(Records with drawing code)
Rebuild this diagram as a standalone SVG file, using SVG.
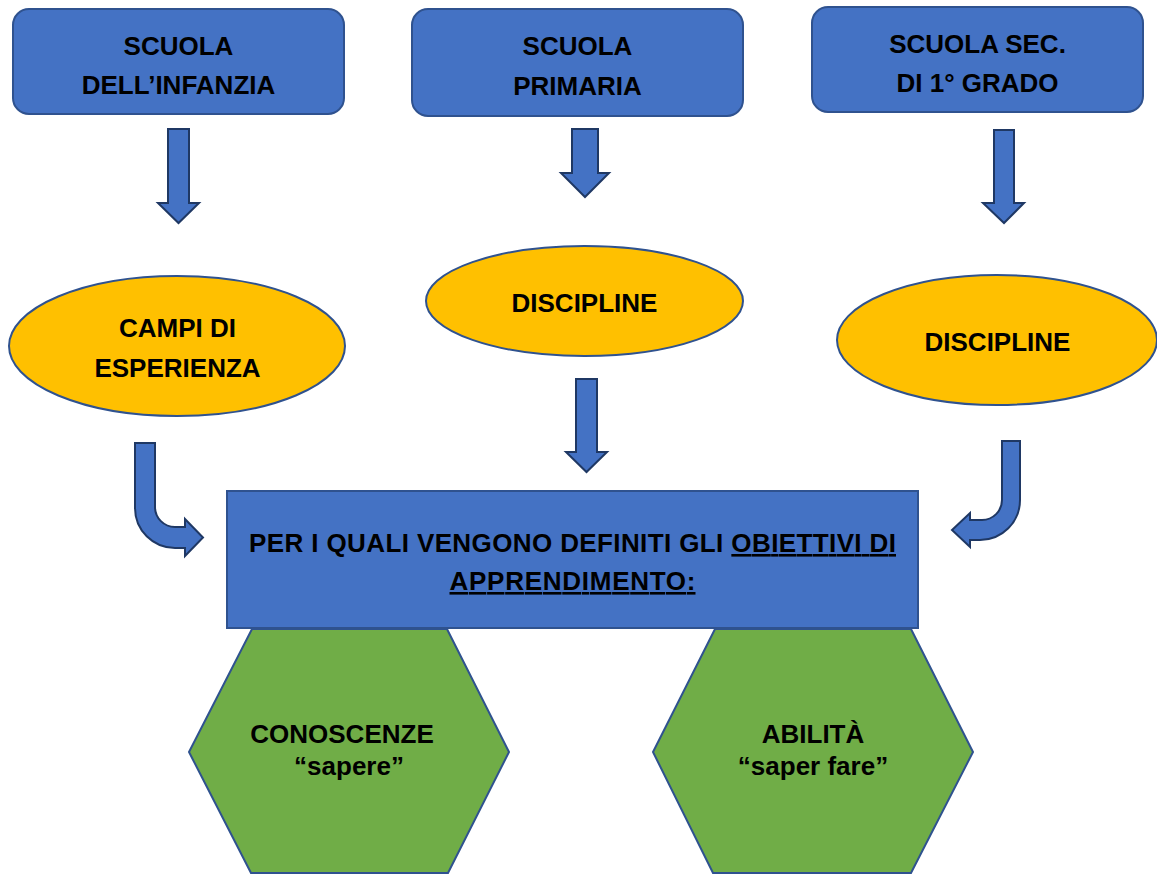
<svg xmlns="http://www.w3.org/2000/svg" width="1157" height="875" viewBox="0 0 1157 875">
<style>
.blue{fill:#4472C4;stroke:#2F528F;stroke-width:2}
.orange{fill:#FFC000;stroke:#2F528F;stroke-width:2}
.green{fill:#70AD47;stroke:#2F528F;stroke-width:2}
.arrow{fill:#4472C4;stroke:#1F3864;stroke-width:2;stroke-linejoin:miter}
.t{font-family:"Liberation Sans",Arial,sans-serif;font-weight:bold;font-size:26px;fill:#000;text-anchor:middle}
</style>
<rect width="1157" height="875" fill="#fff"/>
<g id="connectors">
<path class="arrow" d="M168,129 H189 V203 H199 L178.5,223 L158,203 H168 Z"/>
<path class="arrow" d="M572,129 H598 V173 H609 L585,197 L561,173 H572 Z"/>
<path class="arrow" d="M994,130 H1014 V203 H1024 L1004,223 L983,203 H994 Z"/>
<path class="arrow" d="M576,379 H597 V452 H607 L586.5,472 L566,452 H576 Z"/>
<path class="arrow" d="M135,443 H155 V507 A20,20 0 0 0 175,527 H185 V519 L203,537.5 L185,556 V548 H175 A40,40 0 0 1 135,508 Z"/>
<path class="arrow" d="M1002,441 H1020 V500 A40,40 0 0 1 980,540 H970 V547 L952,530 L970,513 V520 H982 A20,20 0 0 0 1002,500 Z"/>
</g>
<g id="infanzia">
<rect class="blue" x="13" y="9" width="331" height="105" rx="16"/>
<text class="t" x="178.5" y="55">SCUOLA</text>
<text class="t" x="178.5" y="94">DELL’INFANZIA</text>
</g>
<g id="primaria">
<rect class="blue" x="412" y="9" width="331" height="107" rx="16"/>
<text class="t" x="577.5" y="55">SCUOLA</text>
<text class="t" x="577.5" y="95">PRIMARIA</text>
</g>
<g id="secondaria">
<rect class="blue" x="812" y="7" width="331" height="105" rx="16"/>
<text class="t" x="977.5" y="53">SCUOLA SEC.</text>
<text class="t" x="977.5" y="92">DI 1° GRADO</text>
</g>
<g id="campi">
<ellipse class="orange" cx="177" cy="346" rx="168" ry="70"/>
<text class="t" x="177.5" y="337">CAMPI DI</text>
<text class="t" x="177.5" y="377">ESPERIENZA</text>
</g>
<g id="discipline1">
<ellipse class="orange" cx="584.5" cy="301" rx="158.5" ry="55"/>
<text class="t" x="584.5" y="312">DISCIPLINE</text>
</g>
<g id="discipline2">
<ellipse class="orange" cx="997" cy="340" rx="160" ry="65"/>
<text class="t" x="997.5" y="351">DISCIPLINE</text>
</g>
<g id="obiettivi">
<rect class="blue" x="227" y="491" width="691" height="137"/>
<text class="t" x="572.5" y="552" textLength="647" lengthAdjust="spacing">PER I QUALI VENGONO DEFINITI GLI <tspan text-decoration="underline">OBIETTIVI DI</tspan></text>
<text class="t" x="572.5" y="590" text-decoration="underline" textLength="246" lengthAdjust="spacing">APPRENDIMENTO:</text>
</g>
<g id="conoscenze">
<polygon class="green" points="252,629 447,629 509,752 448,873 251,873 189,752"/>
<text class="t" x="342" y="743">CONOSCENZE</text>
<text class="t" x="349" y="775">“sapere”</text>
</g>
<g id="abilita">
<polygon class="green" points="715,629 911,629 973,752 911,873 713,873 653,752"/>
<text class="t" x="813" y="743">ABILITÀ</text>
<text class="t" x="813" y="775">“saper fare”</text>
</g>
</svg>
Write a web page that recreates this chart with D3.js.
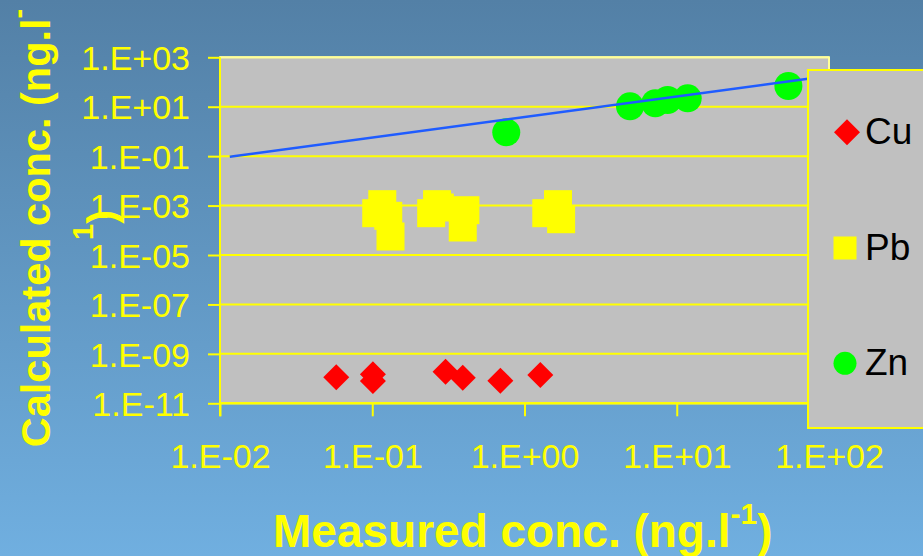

§ **Description of the task**:
Exclude the pictures and repeat every other part of the records word for word.

§ **Solution**:
Rebuild this diagram as a standalone SVG file, using SVG.
<svg xmlns="http://www.w3.org/2000/svg" width="1157" height="875" viewBox="0 0 1157 875">
<style>
.blue{fill:#4472C4;stroke:#2F528F;stroke-width:2}
.orange{fill:#FFC000;stroke:#2F528F;stroke-width:2}
.green{fill:#70AD47;stroke:#2F528F;stroke-width:2}
.arrow{fill:#4472C4;stroke:#1F3864;stroke-width:2;stroke-linejoin:miter}
.t{font-family:"Liberation Sans",Arial,sans-serif;font-weight:bold;font-size:26px;fill:#000;text-anchor:middle}
</style>
<rect width="1157" height="875" fill="#fff"/>
<g id="connectors">
<path class="arrow" d="M168,129 H189 V203 H199 L178.5,223 L158,203 H168 Z"/>
<path class="arrow" d="M572,129 H598 V173 H609 L585,197 L561,173 H572 Z"/>
<path class="arrow" d="M994,130 H1014 V203 H1024 L1004,223 L983,203 H994 Z"/>
<path class="arrow" d="M576,379 H597 V452 H607 L586.5,472 L566,452 H576 Z"/>
<path class="arrow" d="M135,443 H155 V507 A20,20 0 0 0 175,527 H185 V519 L203,537.5 L185,556 V548 H175 A40,40 0 0 1 135,508 Z"/>
<path class="arrow" d="M1002,441 H1020 V500 A40,40 0 0 1 980,540 H970 V547 L952,530 L970,513 V520 H982 A20,20 0 0 0 1002,500 Z"/>
</g>
<g id="infanzia">
<rect class="blue" x="13" y="9" width="331" height="105" rx="16"/>
<text class="t" x="178.5" y="55">SCUOLA</text>
<text class="t" x="178.5" y="94">DELL’INFANZIA</text>
</g>
<g id="primaria">
<rect class="blue" x="412" y="9" width="331" height="107" rx="16"/>
<text class="t" x="577.5" y="55">SCUOLA</text>
<text class="t" x="577.5" y="95">PRIMARIA</text>
</g>
<g id="secondaria">
<rect class="blue" x="812" y="7" width="331" height="105" rx="16"/>
<text class="t" x="977.5" y="53">SCUOLA SEC.</text>
<text class="t" x="977.5" y="92">DI 1° GRADO</text>
</g>
<g id="campi">
<ellipse class="orange" cx="177" cy="346" rx="168" ry="70"/>
<text class="t" x="177.5" y="337">CAMPI DI</text>
<text class="t" x="177.5" y="377">ESPERIENZA</text>
</g>
<g id="discipline1">
<ellipse class="orange" cx="584.5" cy="301" rx="158.5" ry="55"/>
<text class="t" x="584.5" y="312">DISCIPLINE</text>
</g>
<g id="discipline2">
<ellipse class="orange" cx="997" cy="340" rx="160" ry="65"/>
<text class="t" x="997.5" y="351">DISCIPLINE</text>
</g>
<g id="obiettivi">
<rect class="blue" x="227" y="491" width="691" height="137"/>
<text class="t" x="572.5" y="552" textLength="647" lengthAdjust="spacing">PER I QUALI VENGONO DEFINITI GLI <tspan text-decoration="underline">OBIETTIVI DI</tspan></text>
<text class="t" x="572.5" y="590" text-decoration="underline" textLength="246" lengthAdjust="spacing">APPRENDIMENTO:</text>
</g>
<g id="conoscenze">
<polygon class="green" points="252,629 447,629 509,752 448,873 251,873 189,752"/>
<text class="t" x="342" y="743">CONOSCENZE</text>
<text class="t" x="349" y="775">“sapere”</text>
</g>
<g id="abilita">
<polygon class="green" points="715,629 911,629 973,752 911,873 713,873 653,752"/>
<text class="t" x="813" y="743">ABILITÀ</text>
<text class="t" x="813" y="775">“saper fare”</text>
</g>
</svg>
Write a web page that recreates this chart with D3.js.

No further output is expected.